The solution was a whole new futuristic city, full designed from top to bottom to provide the best sanitary conditions to the inhabitants. Da Vinci’s City of the Future was divided to several “layers”. Anything that was considered to be unhygienic would be located at the bottom layer, to be evacuated via canals. Each part of the city would enjoy running water thanks to an intricate hydraulic system that also served as the basis of modern plumbing. The result was a marvel of city planning, but its construction was beyond Da Vinci’s means, and he couldn’t find a patron that would support his endeavors.

There are many Leonardo da Vinci Inventions still used today. The his mirror grinding machine – still used by amateur telescope makers The  bucket-wheel excavator – still used in coal mines all over the world. The mitre lock used in canals, the odometer to measure distance, the anemometer used by meteorologists and many others for measuring wind speeds and a pair of scissors we use every dayowe their birth to this great inventor.

Unfortunately a vast majority of Leonardo’s inventions passed through history unknown, and had to be re-invented by someone else, the reason for this is because Leonardo never published many of his notes and they remained unseen for several hundred years. He had always planned to compile a large book containing all of his notes, observations and inventions. However, he died before this was completed. When he died in France in 1519 he left his notes to his student Francesco Melzi.
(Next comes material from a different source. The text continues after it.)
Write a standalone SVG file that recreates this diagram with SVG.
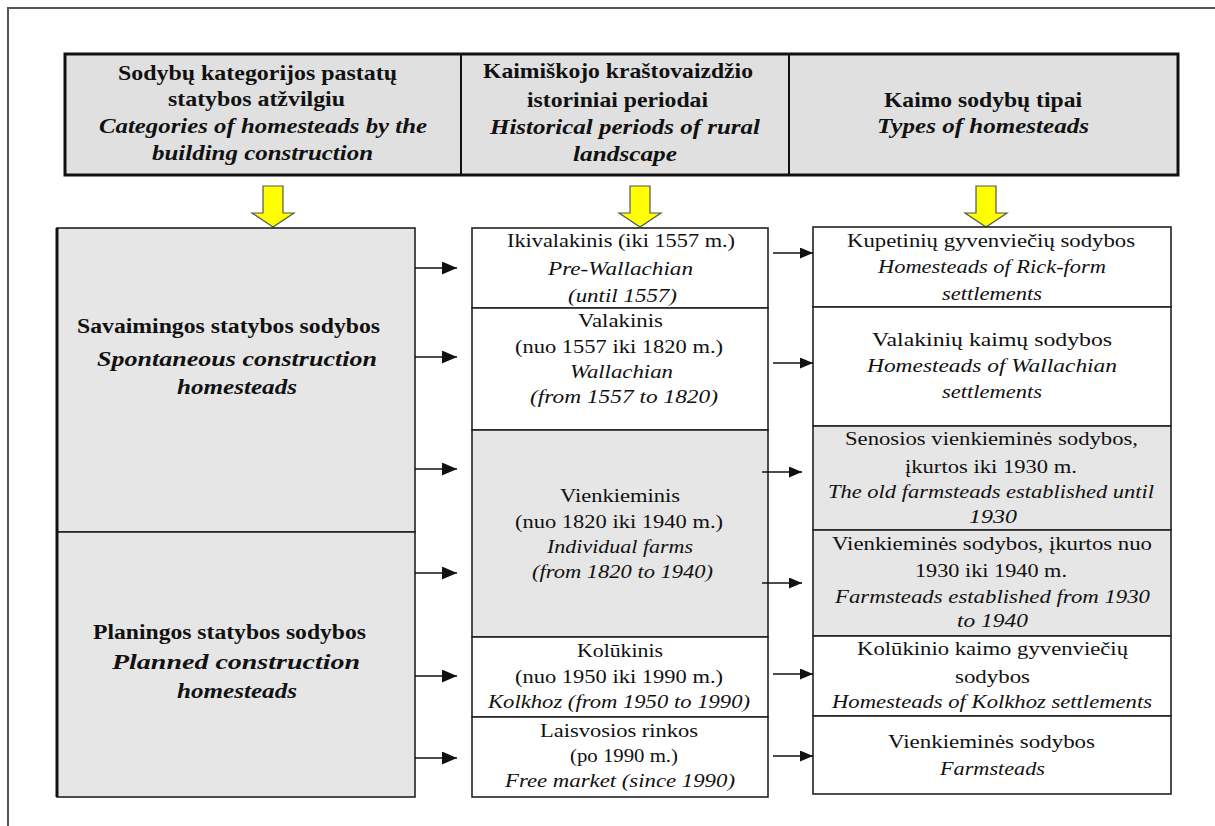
<svg xmlns="http://www.w3.org/2000/svg" width="1215" height="826" viewBox="0 0 1215 826">
<defs>
<style>
.hb{font-size:21px;font-weight:bold}
.hi{font-size:21px;font-weight:bold;font-style:italic}
.n{font-size:18px}
.i{font-size:18px;font-style:italic}
.box{stroke:#222;stroke-width:1.6}
.wf{fill:#ffffff}
.gf{fill:#e6e6e6}
.conn line{stroke:#111;stroke-width:1.5}
.ya{fill:#ffff00;stroke:#555;stroke-width:1.2}
</style>
<marker id="ah" viewBox="0 0 15 13" refX="15" refY="6.5" markerWidth="15" markerHeight="13" markerUnits="userSpaceOnUse" orient="auto"><path d="M0,0 L15,6.5 L0,13 z" fill="#111"/></marker>
<marker id="ah2" viewBox="0 0 13 11" refX="13" refY="5.5" markerWidth="13" markerHeight="11" markerUnits="userSpaceOnUse" orient="auto"><path d="M0,0 L13,5.5 L0,11 z" fill="#111"/></marker>
</defs>
<rect width="1215" height="826" fill="#ffffff"/>
<path d="M8,826 V8 H1215" fill="none" stroke="#555" stroke-width="2"/>

<g style="font-family:'Liberation Serif';fill:#111;text-anchor:middle">
<g id="header">
<rect x="65" y="54" width="1113" height="121" fill="#e0e0e0" stroke="#111" stroke-width="3"/>
<line x1="461" y1="54" x2="461" y2="175" stroke="#111" stroke-width="2"/>
<line x1="789" y1="54" x2="789" y2="175" stroke="#111" stroke-width="2"/>
<text class="hb" x="257.5" y="80" textLength="279" lengthAdjust="spacingAndGlyphs">Sodybų kategorijos pastatų</text>
<text class="hb" x="256.5" y="106" textLength="177" lengthAdjust="spacingAndGlyphs">statybos atžvilgiu</text>
<text class="hi" x="263" y="133" textLength="328" lengthAdjust="spacingAndGlyphs">Categories of homesteads by the</text>
<text class="hi" x="262.5" y="160" textLength="221" lengthAdjust="spacingAndGlyphs">building construction</text>
<text class="hb" x="618" y="78" textLength="270" lengthAdjust="spacingAndGlyphs">Kaimiškojo kraštovaizdžio</text>
<text class="hb" x="617.5" y="107" textLength="181" lengthAdjust="spacingAndGlyphs">istoriniai periodai</text>
<text class="hi" x="625" y="134" textLength="270" lengthAdjust="spacingAndGlyphs">Historical periods of rural</text>
<text class="hi" x="625" y="161" textLength="104" lengthAdjust="spacingAndGlyphs">landscape</text>
<text class="hb" x="983" y="107" textLength="198" lengthAdjust="spacingAndGlyphs">Kaimo sodybų tipai</text>
<text class="hi" x="983" y="133" textLength="212" lengthAdjust="spacingAndGlyphs">Types of homesteads</text>
</g>

<g id="down-arrows">
<path class="ya" d="M263,186 H283 V213 H294 L273,227 L252,213 H263 Z"/>
<path class="ya" d="M630,186 H650 V213 H661 L640,227 L619,213 H630 Z"/>
<path class="ya" d="M976,186 H996 V213 H1007 L986,227 L965,213 H976 Z"/>
</g>

<g id="left-spontaneous">
<rect class="box gf" x="57" y="228" width="358" height="304"/>
<text class="hb" x="228.5" y="333" textLength="303" lengthAdjust="spacingAndGlyphs" style="font-size:20px">Savaimingos statybos sodybos</text>
<text class="hi" x="237" y="366" textLength="280" lengthAdjust="spacingAndGlyphs">Spontaneous construction</text>
<text class="hi" x="237" y="394" textLength="120" lengthAdjust="spacingAndGlyphs">homesteads</text>
</g>
<g id="left-planned">
<rect class="box gf" x="57" y="532" width="358" height="265"/>
<text class="hb" x="229.5" y="639" textLength="273" lengthAdjust="spacingAndGlyphs" style="font-size:20px">Planingos statybos sodybos</text>
<text class="hi" x="236" y="669" textLength="248" lengthAdjust="spacingAndGlyphs">Planned construction</text>
<text class="hi" x="237" y="698" textLength="120" lengthAdjust="spacingAndGlyphs">homesteads</text>
</g>
<line x1="57" y1="228" x2="57" y2="797" stroke="#111" stroke-width="3"/>

<g id="period-prewallachian">
<rect class="box wf" x="472" y="228" width="296" height="80"/>
<text class="n" x="621" y="247" textLength="228" lengthAdjust="spacingAndGlyphs">Ikivalakinis (iki 1557 m.)</text>
<text class="i" x="620.5" y="275" textLength="145" lengthAdjust="spacingAndGlyphs">Pre-Wallachian</text>
<text class="i" x="622.5" y="302" textLength="109" lengthAdjust="spacingAndGlyphs">(until 1557)</text>
</g>
<g id="period-wallachian">
<rect class="box wf" x="472" y="308" width="296" height="122"/>
<text class="n" x="620.5" y="327" textLength="85" lengthAdjust="spacingAndGlyphs">Valakinis</text>
<text class="n" x="619" y="353" textLength="208" lengthAdjust="spacingAndGlyphs">(nuo 1557 iki 1820 m.)</text>
<text class="i" x="621.5" y="378" textLength="103" lengthAdjust="spacingAndGlyphs">Wallachian</text>
<text class="i" x="624" y="403" textLength="188" lengthAdjust="spacingAndGlyphs">(from 1557 to 1820)</text>
</g>
<g id="period-individual">
<rect class="box gf" x="472" y="430" width="296" height="207"/>
<text class="n" x="620" y="502" textLength="120" lengthAdjust="spacingAndGlyphs">Vienkieminis</text>
<text class="n" x="619" y="528" textLength="208" lengthAdjust="spacingAndGlyphs">(nuo 1820 iki 1940 m.)</text>
<text class="i" x="620" y="553" textLength="146" lengthAdjust="spacingAndGlyphs">Individual farms</text>
<text class="i" x="622.5" y="578" textLength="181" lengthAdjust="spacingAndGlyphs">(from 1820 to 1940)</text>
</g>
<g id="period-kolkhoz">
<rect class="box wf" x="472" y="637" width="296" height="80"/>
<text class="n" x="620" y="657" textLength="86" lengthAdjust="spacingAndGlyphs">Kolūkinis</text>
<text class="n" x="619" y="683" textLength="208" lengthAdjust="spacingAndGlyphs">(nuo 1950 iki 1990 m.)</text>
<text class="i" x="619" y="708" textLength="262" lengthAdjust="spacingAndGlyphs">Kolkhoz (from 1950 to 1990)</text>
</g>
<g id="period-freemarket">
<rect class="box wf" x="472" y="717" width="296" height="80"/>
<text class="n" x="619" y="737" textLength="158" lengthAdjust="spacingAndGlyphs">Laisvosios rinkos</text>
<text class="n" x="624" y="762" textLength="108" lengthAdjust="spacingAndGlyphs">(po 1990 m.)</text>
<text class="i" x="620" y="787" textLength="230" lengthAdjust="spacingAndGlyphs">Free market (since 1990)</text>
</g>

<g id="type-rick">
<rect class="box wf" x="813" y="227" width="358" height="80"/>
<text class="n" x="991" y="247" textLength="288" lengthAdjust="spacingAndGlyphs">Kupetinių gyvenviečių sodybos</text>
<text class="i" x="992" y="273" textLength="228" lengthAdjust="spacingAndGlyphs">Homesteads of Rick-form</text>
<text class="i" x="992" y="300" textLength="100" lengthAdjust="spacingAndGlyphs">settlements</text>
</g>
<g id="type-wallachian">
<rect class="box wf" x="813" y="307" width="358" height="119"/>
<text class="n" x="992" y="346" textLength="240" lengthAdjust="spacingAndGlyphs">Valakinių kaimų sodybos</text>
<text class="i" x="992" y="372" textLength="250" lengthAdjust="spacingAndGlyphs">Homesteads of Wallachian</text>
<text class="i" x="992" y="398" textLength="100" lengthAdjust="spacingAndGlyphs">settlements</text>
</g>
<g id="type-old-farmsteads">
<rect class="box gf" x="813" y="426" width="358" height="104"/>
<text class="n" x="991.5" y="445" textLength="293" lengthAdjust="spacingAndGlyphs">Senosios vienkieminės sodybos,</text>
<text class="n" x="991" y="473" textLength="172" lengthAdjust="spacingAndGlyphs">įkurtos iki 1930 m.</text>
<text class="i" x="991" y="498" textLength="326" lengthAdjust="spacingAndGlyphs">The old farmsteads established until</text>
<text class="i" x="993" y="523" textLength="48" lengthAdjust="spacingAndGlyphs">1930</text>
</g>
<g id="type-farmsteads-1930">
<rect class="box gf" x="813" y="530" width="358" height="106"/>
<text class="n" x="992" y="550" textLength="320" lengthAdjust="spacingAndGlyphs">Vienkieminės sodybos, įkurtos nuo</text>
<text class="n" x="991" y="577" textLength="152" lengthAdjust="spacingAndGlyphs">1930 iki 1940 m.</text>
<text class="i" x="992.5" y="603" textLength="315" lengthAdjust="spacingAndGlyphs">Farmsteads established from 1930</text>
<text class="i" x="992.5" y="627" textLength="71" lengthAdjust="spacingAndGlyphs">to 1940</text>
</g>
<g id="type-kolkhoz">
<rect class="box wf" x="813" y="636" width="358" height="80"/>
<text class="n" x="992.5" y="655" textLength="271" lengthAdjust="spacingAndGlyphs">Kolūkinio kaimo gyvenviečių</text>
<text class="n" x="992.5" y="683" textLength="75" lengthAdjust="spacingAndGlyphs">sodybos</text>
<text class="i" x="992" y="708" textLength="320" lengthAdjust="spacingAndGlyphs">Homesteads of Kolkhoz settlements</text>
</g>
<g id="type-farmsteads">
<rect class="box wf" x="813" y="716" width="358" height="78"/>
<text class="n" x="991.5" y="748" textLength="207" lengthAdjust="spacingAndGlyphs">Vienkieminės sodybos</text>
<text class="i" x="992.5" y="775" textLength="105" lengthAdjust="spacingAndGlyphs">Farmsteads</text>
</g>
</g>

<g id="connectors" class="conn">
<line x1="415" y1="268" x2="457" y2="268" marker-end="url(#ah)"/>
<line x1="415" y1="357" x2="457" y2="357" marker-end="url(#ah)"/>
<line x1="415" y1="469" x2="457" y2="469" marker-end="url(#ah)"/>
<line x1="415" y1="573" x2="457" y2="573" marker-end="url(#ah)"/>
<line x1="415" y1="676" x2="457" y2="676" marker-end="url(#ah)"/>
<line x1="415" y1="758" x2="457" y2="758" marker-end="url(#ah)"/>
<line x1="773" y1="253" x2="813" y2="253" marker-end="url(#ah2)"/>
<line x1="773" y1="363" x2="813" y2="363" marker-end="url(#ah2)"/>
<line x1="762" y1="472" x2="802" y2="472" marker-end="url(#ah2)"/>
<line x1="762" y1="583" x2="802" y2="583" marker-end="url(#ah2)"/>
<line x1="773" y1="674" x2="813" y2="674" marker-end="url(#ah2)"/>
<line x1="773" y1="756" x2="813" y2="756" marker-end="url(#ah2)"/>
</g>
</svg>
Melzi looked after the notes for quite a while but soon found he could make some handsome money by selling the old masters notes and notebooks!

For a lifetime of obsessive study, work, observation and documentation Leonardo da Vinci deserves to be called the greatest inventor of all times. As only he could summarize “Iron rusts from disuse; water loses its purity from stagnation… even so does inaction sap the vigor of the mind”. All that he managed to achieve in one lifetime is beyond the comprehension of mere mortals!